= Mini Lindy =

Mini Lindy was a line of small plastic model kits, about the size of Matchbox or Hot Wheels cars. They were part of the "Lindberg Line". They had rubber tires, chrome wheels and clear windshields. The axles were fit under a plastic tab that provided limited suspension actions. Some of the subjects are difficult to find under other formats, such as Hot Wheels.
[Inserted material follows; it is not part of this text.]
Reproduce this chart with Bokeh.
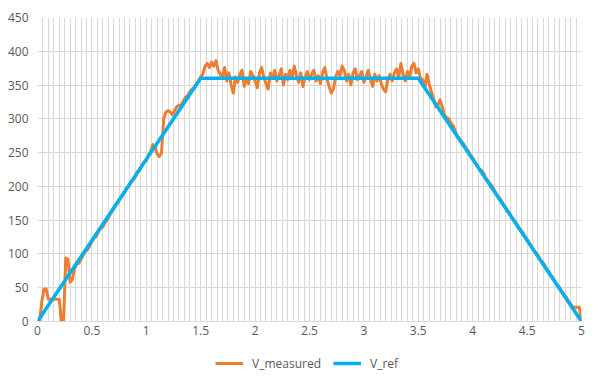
from bokeh.plotting import figure
from bokeh.layouts import column
from bokeh.models import Range1d, FixedTicker, Legend, LegendItem, ColumnDataSource
from bokeh.embed import file_html
from bokeh.resources import INLINE

# ---- data ----
t_step = 0.02
v_measured = [
    0, 2, 30, 48, 48, 33, 33, 33, 33, 33,            # 0.00-0.18
    33, 0, 2, 94, 92, 58, 62, 78, 85, 86,            # 0.20-0.38
    92, 98, 104, 106, 112, 118, 124, 126, 133, 138,  # 0.40-0.58
    140, 146, 150, 156, 162, 166, 172, 176, 182, 186,
    190, 198, 200, 206, 210, 214, 222, 224, 232, 236,
    238, 246, 252, 262, 258, 248, 244, 250, 300, 310,
    312, 310, 306, 312, 318, 320, 320, 326, 332, 334,
    340, 344, 346, 352, 356, 362, 366, 378, 382, 376,
    384, 378, 386, 372, 366, 362, 376, 356, 368, 350,
    338, 362, 354, 366, 372, 348, 360, 352, 370, 364,
    356, 346, 368, 376, 362, 352, 344, 368, 360, 372,
    356, 364, 374, 350, 366, 358, 372, 360, 378, 364,
    354, 368, 348, 362, 370, 358, 366, 372, 356, 364,
    352, 368, 376, 360, 348, 338, 344, 362, 370, 364,
    378, 372, 356, 366, 350, 368, 374, 358, 364, 370,
    354, 362, 372, 360, 348, 366, 356, 364, 352, 344,
    340, 358, 366, 356, 368, 374, 362, 382, 366, 356,
    370, 362, 378, 382, 368, 374, 360, 358, 346, 366,
    352, 340, 330, 318, 320, 328, 318, 306, 302, 300,
    294, 290, 282, 274, 270, 266, 262, 256, 252, 246,
    242, 236, 232, 226, 224, 220, 212, 208, 204, 200,
    194, 188, 184, 180, 174, 170, 164, 160, 154, 150,
    146, 140, 136, 132, 126, 122, 116, 112, 106, 102,
    98, 92, 88, 84, 78, 74, 68, 64, 58, 54,
    50, 44, 40, 36, 30, 26, 22, 21, 21, 21,
    0,
]
t_measured = [round(i * t_step, 2) for i in range(len(v_measured))]

t_ref = [0, 1.5, 3.5, 5]
v_ref = [0, 360, 360, 0]

x_ticks = [0, 0.5, 1, 1.5, 2, 2.5, 3, 3.5, 4, 4.5, 5]
x_tick_labels = ["0", "0.5", "1", "1.5", "2", "2.5", "3", "3.5", "4", "4.5", "5"]
x_minor_step = 0.05
y_ticks = [0, 50, 100, 150, 200, 250, 300, 350, 400, 450]

series_names = ["V_measured", "V_ref"]

# ---- style ----
GRID = "#D9D9D9"
TXT = "#595959"
FONT = "Open Sans"
ORANGE = "#ED7D31"
BLUE = "#00B0F0"

p = figure(width=598, height=345, output_backend="svg", toolbar_location=None,
           x_range=Range1d(0, 5), y_range=Range1d(0, 450),
           min_border_left=37, min_border_right=17, min_border_top=17,
           min_border_bottom=24)
p.outline_line_color = None
p.background_fill_color = "white"
p.border_fill_color = "white"

minor = [round(i * x_minor_step, 2) for i in range(int(round(5 / x_minor_step)) + 1)]
xt = FixedTicker(ticks=x_ticks, minor_ticks=minor)
p.xaxis.ticker = xt
p.xgrid.ticker = xt
p.xgrid.grid_line_color = GRID
p.xgrid.minor_grid_line_color = GRID
p.yaxis.ticker = FixedTicker(ticks=y_ticks)
p.ygrid.grid_line_color = GRID

p.xaxis.major_label_overrides = {k: v for k, v in zip(x_ticks, x_tick_labels)}

for ax in (p.xaxis[0], p.yaxis[0]):
    ax.major_tick_line_color = None
    ax.minor_tick_line_color = None
    ax.major_tick_out = 0
    ax.major_tick_in = 0
    ax.minor_tick_out = 0
    ax.minor_tick_in = 0
    ax.major_label_text_font = FONT
    ax.major_label_text_font_size = "12px"
    ax.major_label_text_color = TXT
p.xaxis.axis_line_color = GRID
p.yaxis.axis_line_color = None
p.yaxis.major_label_standoff = 9
p.xaxis.major_label_standoff = 4

src_m = ColumnDataSource(dict(t=t_measured, v=v_measured))
src_r = ColumnDataSource(dict(t=t_ref, v=v_ref))
p.line("t", "v", source=src_m, line_color=ORANGE, line_width=3, line_join="round")
p.line("t", "v", source=src_r, line_color=BLUE, line_width=3.5, line_join="round")

# ---- legend strip below the chart (series drawn out of view, only the legend shows) ----
lg = figure(width=598, height=39, output_backend="svg", toolbar_location=None,
            x_range=Range1d(100, 101), y_range=Range1d(1000, 1001),
            min_border=0, min_border_left=0, min_border_right=0,
            min_border_top=0, min_border_bottom=0)
lg.axis.visible = False
lg.grid.visible = False
lg.outline_line_color = None
lg.border_fill_color = "white"
lm = lg.line("t", "v", source=src_m, line_color=ORANGE, line_width=3)
lr = lg.line("t", "v", source=src_r, line_color=BLUE, line_width=3.5)
legend = Legend(items=[LegendItem(label=series_names[0], renderers=[lm]),
                       LegendItem(label=series_names[1], renderers=[lr])],
                orientation="horizontal", location=(178, 11),
                border_line_color=None, background_fill_alpha=0,
                label_text_font=FONT, label_text_font_size="12px",
                label_text_color=TXT, glyph_width=28, glyph_height=20,
                label_standoff=9, spacing=12, padding=3, margin=0)
lg.add_layout(legend, "center")

layout = column(p, lg, spacing=0)
open("out.html", "w").write(file_html(layout, INLINE))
These are often mistaken for Hot Wheels or slot cars, and are fairly rare, but can be found on eBay and websites.

Some of the car subjects:

- Porsche Carrera
- Ford Pickup
- Corvette Stingray
- Jaguar XKE
- Ford Mustang (1968)
- Jeep Jeepster (1968) with CJ grille
- Volkswagen Camper
- Chevy Van (Flat windshield)
- Chevrolet Camaro (1968)
- Fire Engine
- Dump Truck (GMC)
- Greyhound Bus
- Mail Truck
- Cement Truck
- Cement Mixer
- MG-TD Sports Car
- Tow Truck
- Austin-Healey 3000
- Volkswagen Beetle
- Mercedes SSK
- 1930 Packard
- Ford Camper
- School Bus
- Tractor Trailer
- Ford GT
- Porsche Targa
- Ford Maverick (1970 2 dr)
- AMC AMX
- Ford Cobra
- Dodge Charger
- Dune Buggy
- Ryder Truck
- Cadillac Eldorado
- Continental Mark III
- Chevrolet Vega
- Buick Riviera (1971)
- Pontiac Grand Prix
- Chevrolet Corvette (1970)
- AMC Gremlin
- Chevrolet Monte Carlo

The last 8 were part of the Lindberg "Super Sport" series.